Task >> Output the full listing below exactly as it reads, and skip anything that is a picture.

Data provided >>

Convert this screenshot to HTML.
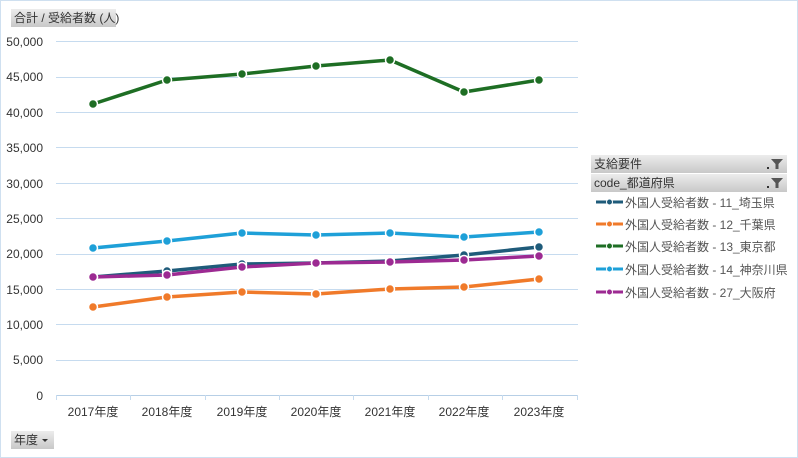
<!DOCTYPE html>
<html><head><meta charset="utf-8"><style>
body{margin:0;background:#fff;}
svg{display:block;font-family:"Liberation Sans","Noto Sans CJK JP",sans-serif;}
</style></head><body>
<svg width="798" height="458" viewBox="0 0 798 458">
<defs>
<linearGradient id="g" x1="0" y1="0" x2="0" y2="1"><stop offset="0" stop-color="#ececec"/><stop offset="1" stop-color="#c8c8c8"/></linearGradient>
</defs>
<rect x="0.5" y="0.5" width="797" height="457" fill="#fff" stroke="#cfe0f0"/>
<rect x="11" y="9" width="105" height="18" fill="url(#g)"/>
<text x="14" y="22" font-size="12" fill="#333">合計 / 受給者数 (人)</text>
<g stroke="#c6dbef" stroke-width="1">
<line x1="56" y1="41.5" x2="578" y2="41.5"/><line x1="56" y1="112.5" x2="578" y2="112.5"/><line x1="56" y1="147.5" x2="578" y2="147.5"/><line x1="56" y1="183.5" x2="578" y2="183.5"/><line x1="56" y1="218.5" x2="578" y2="218.5"/><line x1="56" y1="254.5" x2="578" y2="254.5"/><line x1="56" y1="289.5" x2="578" y2="289.5"/><line x1="56" y1="324.5" x2="578" y2="324.5"/><line x1="56" y1="360.5" x2="578" y2="360.5"/><line x1="56" y1="77.5" x2="578" y2="77.5"/>
<line x1="56" y1="395.5" x2="578" y2="395.5" stroke="#b7cfe6"/>
<line x1="56.5" y1="395" x2="56.5" y2="400"/><line x1="130.5" y1="395" x2="130.5" y2="400"/><line x1="205.5" y1="395" x2="205.5" y2="400"/><line x1="279.5" y1="395" x2="279.5" y2="400"/><line x1="353.5" y1="395" x2="353.5" y2="400"/><line x1="428.5" y1="395" x2="428.5" y2="400"/><line x1="502.5" y1="395" x2="502.5" y2="400"/><line x1="577.5" y1="395" x2="577.5" y2="400"/>
</g>
<g font-size="12" fill="#333" text-anchor="end">
<text x="43" y="46">50,000</text><text x="43" y="81">45,000</text><text x="43" y="117">40,000</text><text x="43" y="152">35,000</text><text x="43" y="188">30,000</text><text x="43" y="223">25,000</text><text x="43" y="258">20,000</text><text x="43" y="294">15,000</text><text x="43" y="329">10,000</text><text x="43" y="364">5,000</text><text x="43" y="400">0</text>
</g>
<g font-size="12" fill="#333" text-anchor="middle">
<text x="93" y="416">2017年度</text><text x="167" y="416">2018年度</text><text x="242" y="416">2019年度</text><text x="316" y="416">2020年度</text><text x="390" y="416">2021年度</text><text x="464" y="416">2022年度</text><text x="539" y="416">2023年度</text>
</g>
<g fill="none" stroke-width="3.5" stroke-linejoin="round">
<polyline stroke="#1e6e24" points="93,104 167,80 242,74 316,66 390,60 464,92 539,80"/>
<polyline stroke="#1ea0d8" points="93,248 167,241 242,233 316,235 390,233 464,237 539,232"/>
<polyline stroke="#1f5b7a" points="93,277 167,271 242,264 316,263 390,261 464,255 539,247"/>
<polyline stroke="#9c2a92" points="93,277 167,275 242,267 316,263 390,262 464,260 539,256"/>
<polyline stroke="#f07a2a" points="93,307 167,297 242,292 316,294 390,289 464,287 539,279"/>
</g>
<g stroke="#fff" stroke-width="1.5">
<g fill="#1e6e24"><circle cx="93" cy="104" r="4.5"/><circle cx="167" cy="80" r="4.5"/><circle cx="242" cy="74" r="4.5"/><circle cx="316" cy="66" r="4.5"/><circle cx="390" cy="60" r="4.5"/><circle cx="464" cy="92" r="4.5"/><circle cx="539" cy="80" r="4.5"/></g>
<g fill="#1ea0d8"><circle cx="93" cy="248" r="4.5"/><circle cx="167" cy="241" r="4.5"/><circle cx="242" cy="233" r="4.5"/><circle cx="316" cy="235" r="4.5"/><circle cx="390" cy="233" r="4.5"/><circle cx="464" cy="237" r="4.5"/><circle cx="539" cy="232" r="4.5"/></g>
<g fill="#1f5b7a"><circle cx="93" cy="277" r="4.5"/><circle cx="167" cy="271" r="4.5"/><circle cx="242" cy="264" r="4.5"/><circle cx="316" cy="263" r="4.5"/><circle cx="390" cy="261" r="4.5"/><circle cx="464" cy="255" r="4.5"/><circle cx="539" cy="247" r="4.5"/></g>
<g fill="#9c2a92"><circle cx="93" cy="277" r="4.5"/><circle cx="167" cy="275" r="4.5"/><circle cx="242" cy="267" r="4.5"/><circle cx="316" cy="263" r="4.5"/><circle cx="390" cy="262" r="4.5"/><circle cx="464" cy="260" r="4.5"/><circle cx="539" cy="256" r="4.5"/></g>
<g fill="#f07a2a"><circle cx="93" cy="307" r="4.5"/><circle cx="167" cy="297" r="4.5"/><circle cx="242" cy="292" r="4.5"/><circle cx="316" cy="294" r="4.5"/><circle cx="390" cy="289" r="4.5"/><circle cx="464" cy="287" r="4.5"/><circle cx="539" cy="279" r="4.5"/></g>
</g>
<rect x="591" y="155" width="196" height="18" fill="url(#g)"/>
<text x="594" y="168" font-size="12" fill="#333">支給要件</text>
<path d="M771 159h12l-4.5 5v5h-3v-5z" fill="#555"/><rect x="767" y="167" width="2" height="2" fill="#333"/>
<rect x="591" y="174" width="196" height="18" fill="url(#g)"/>
<text x="594" y="187" font-size="12" fill="#333">code_都道府県</text>
<path d="M771 178h12l-4.5 5v5h-3v-5z" fill="#555"/><rect x="767" y="186" width="2" height="2" fill="#333"/>
<g font-size="12" fill="#555">
<g stroke-width="3"><line x1="596" y1="202" x2="623" y2="202" stroke="#1f5b7a"/><line x1="596" y1="224" x2="623" y2="224" stroke="#f07a2a"/><line x1="596" y1="246" x2="623" y2="246" stroke="#1e6e24"/><line x1="596" y1="269" x2="623" y2="269" stroke="#1ea0d8"/><line x1="596" y1="292" x2="623" y2="292" stroke="#9c2a92"/></g>
<g stroke="#fff" stroke-width="1"><circle cx="609.5" cy="202" r="3" fill="#1f5b7a"/><circle cx="609.5" cy="224" r="3" fill="#f07a2a"/><circle cx="609.5" cy="246" r="3" fill="#1e6e24"/><circle cx="609.5" cy="269" r="3" fill="#1ea0d8"/><circle cx="609.5" cy="292" r="3" fill="#9c2a92"/></g>
<text x="625" y="207">外国人受給者数 - 11_埼玉県</text>
<text x="625" y="229">外国人受給者数 - 12_千葉県</text>
<text x="625" y="251">外国人受給者数 - 13_東京都</text>
<text x="625" y="274">外国人受給者数 - 14_神奈川県</text>
<text x="625" y="297">外国人受給者数 - 27_大阪府</text>
</g>
<rect x="11" y="431" width="43" height="18" fill="url(#g)"/>
<text x="14" y="444" font-size="12" fill="#333">年度</text>
<path d="M42 439h6l-3 3z" fill="#333"/>
</svg>
</body></html>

Task response >>
Convert this screenshot to HTML.
<!DOCTYPE html>
<html><head><meta charset="utf-8"><style>
body{margin:0;background:#fff;}
svg{display:block;font-family:"Liberation Sans","Noto Sans CJK JP",sans-serif;}
</style></head><body>
<svg width="798" height="458" viewBox="0 0 798 458">
<defs>
<linearGradient id="g" x1="0" y1="0" x2="0" y2="1"><stop offset="0" stop-color="#ececec"/><stop offset="1" stop-color="#c8c8c8"/></linearGradient>
</defs>
<rect x="0.5" y="0.5" width="797" height="457" fill="#fff" stroke="#cfe0f0"/>
<rect x="11" y="9" width="105" height="18" fill="url(#g)"/>
<text x="14" y="22" font-size="12" fill="#333">合計 / 受給者数 (人)</text>
<g stroke="#c6dbef" stroke-width="1">
<line x1="56" y1="41.5" x2="578" y2="41.5"/><line x1="56" y1="112.5" x2="578" y2="112.5"/><line x1="56" y1="147.5" x2="578" y2="147.5"/><line x1="56" y1="183.5" x2="578" y2="183.5"/><line x1="56" y1="218.5" x2="578" y2="218.5"/><line x1="56" y1="254.5" x2="578" y2="254.5"/><line x1="56" y1="289.5" x2="578" y2="289.5"/><line x1="56" y1="324.5" x2="578" y2="324.5"/><line x1="56" y1="360.5" x2="578" y2="360.5"/><line x1="56" y1="77.5" x2="578" y2="77.5"/>
<line x1="56" y1="395.5" x2="578" y2="395.5" stroke="#b7cfe6"/>
<line x1="56.5" y1="395" x2="56.5" y2="400"/><line x1="130.5" y1="395" x2="130.5" y2="400"/><line x1="205.5" y1="395" x2="205.5" y2="400"/><line x1="279.5" y1="395" x2="279.5" y2="400"/><line x1="353.5" y1="395" x2="353.5" y2="400"/><line x1="428.5" y1="395" x2="428.5" y2="400"/><line x1="502.5" y1="395" x2="502.5" y2="400"/><line x1="577.5" y1="395" x2="577.5" y2="400"/>
</g>
<g font-size="12" fill="#333" text-anchor="end">
<text x="43" y="46">50,000</text><text x="43" y="81">45,000</text><text x="43" y="117">40,000</text><text x="43" y="152">35,000</text><text x="43" y="188">30,000</text><text x="43" y="223">25,000</text><text x="43" y="258">20,000</text><text x="43" y="294">15,000</text><text x="43" y="329">10,000</text><text x="43" y="364">5,000</text><text x="43" y="400">0</text>
</g>
<g font-size="12" fill="#333" text-anchor="middle">
<text x="93" y="416">2017年度</text><text x="167" y="416">2018年度</text><text x="242" y="416">2019年度</text><text x="316" y="416">2020年度</text><text x="390" y="416">2021年度</text><text x="464" y="416">2022年度</text><text x="539" y="416">2023年度</text>
</g>
<g fill="none" stroke-width="3.5" stroke-linejoin="round">
<polyline stroke="#1e6e24" points="93,104 167,80 242,74 316,66 390,60 464,92 539,80"/>
<polyline stroke="#1ea0d8" points="93,248 167,241 242,233 316,235 390,233 464,237 539,232"/>
<polyline stroke="#1f5b7a" points="93,277 167,271 242,264 316,263 390,261 464,255 539,247"/>
<polyline stroke="#9c2a92" points="93,277 167,275 242,267 316,263 390,262 464,260 539,256"/>
<polyline stroke="#f07a2a" points="93,307 167,297 242,292 316,294 390,289 464,287 539,279"/>
</g>
<g stroke="#fff" stroke-width="1.5">
<g fill="#1e6e24"><circle cx="93" cy="104" r="4.5"/><circle cx="167" cy="80" r="4.5"/><circle cx="242" cy="74" r="4.5"/><circle cx="316" cy="66" r="4.5"/><circle cx="390" cy="60" r="4.5"/><circle cx="464" cy="92" r="4.5"/><circle cx="539" cy="80" r="4.5"/></g>
<g fill="#1ea0d8"><circle cx="93" cy="248" r="4.5"/><circle cx="167" cy="241" r="4.5"/><circle cx="242" cy="233" r="4.5"/><circle cx="316" cy="235" r="4.5"/><circle cx="390" cy="233" r="4.5"/><circle cx="464" cy="237" r="4.5"/><circle cx="539" cy="232" r="4.5"/></g>
<g fill="#1f5b7a"><circle cx="93" cy="277" r="4.5"/><circle cx="167" cy="271" r="4.5"/><circle cx="242" cy="264" r="4.5"/><circle cx="316" cy="263" r="4.5"/><circle cx="390" cy="261" r="4.5"/><circle cx="464" cy="255" r="4.5"/><circle cx="539" cy="247" r="4.5"/></g>
<g fill="#9c2a92"><circle cx="93" cy="277" r="4.5"/><circle cx="167" cy="275" r="4.5"/><circle cx="242" cy="267" r="4.5"/><circle cx="316" cy="263" r="4.5"/><circle cx="390" cy="262" r="4.5"/><circle cx="464" cy="260" r="4.5"/><circle cx="539" cy="256" r="4.5"/></g>
<g fill="#f07a2a"><circle cx="93" cy="307" r="4.5"/><circle cx="167" cy="297" r="4.5"/><circle cx="242" cy="292" r="4.5"/><circle cx="316" cy="294" r="4.5"/><circle cx="390" cy="289" r="4.5"/><circle cx="464" cy="287" r="4.5"/><circle cx="539" cy="279" r="4.5"/></g>
</g>
<rect x="591" y="155" width="196" height="18" fill="url(#g)"/>
<text x="594" y="168" font-size="12" fill="#333">支給要件</text>
<path d="M771 159h12l-4.5 5v5h-3v-5z" fill="#555"/><rect x="767" y="167" width="2" height="2" fill="#333"/>
<rect x="591" y="174" width="196" height="18" fill="url(#g)"/>
<text x="594" y="187" font-size="12" fill="#333">code_都道府県</text>
<path d="M771 178h12l-4.5 5v5h-3v-5z" fill="#555"/><rect x="767" y="186" width="2" height="2" fill="#333"/>
<g font-size="12" fill="#555">
<g stroke-width="3"><line x1="596" y1="202" x2="623" y2="202" stroke="#1f5b7a"/><line x1="596" y1="224" x2="623" y2="224" stroke="#f07a2a"/><line x1="596" y1="246" x2="623" y2="246" stroke="#1e6e24"/><line x1="596" y1="269" x2="623" y2="269" stroke="#1ea0d8"/><line x1="596" y1="292" x2="623" y2="292" stroke="#9c2a92"/></g>
<g stroke="#fff" stroke-width="1"><circle cx="609.5" cy="202" r="3" fill="#1f5b7a"/><circle cx="609.5" cy="224" r="3" fill="#f07a2a"/><circle cx="609.5" cy="246" r="3" fill="#1e6e24"/><circle cx="609.5" cy="269" r="3" fill="#1ea0d8"/><circle cx="609.5" cy="292" r="3" fill="#9c2a92"/></g>
<text x="625" y="207">外国人受給者数 - 11_埼玉県</text>
<text x="625" y="229">外国人受給者数 - 12_千葉県</text>
<text x="625" y="251">外国人受給者数 - 13_東京都</text>
<text x="625" y="274">外国人受給者数 - 14_神奈川県</text>
<text x="625" y="297">外国人受給者数 - 27_大阪府</text>
</g>
<rect x="11" y="431" width="43" height="18" fill="url(#g)"/>
<text x="14" y="444" font-size="12" fill="#333">年度</text>
<path d="M42 439h6l-3 3z" fill="#333"/>
</svg>
</body></html>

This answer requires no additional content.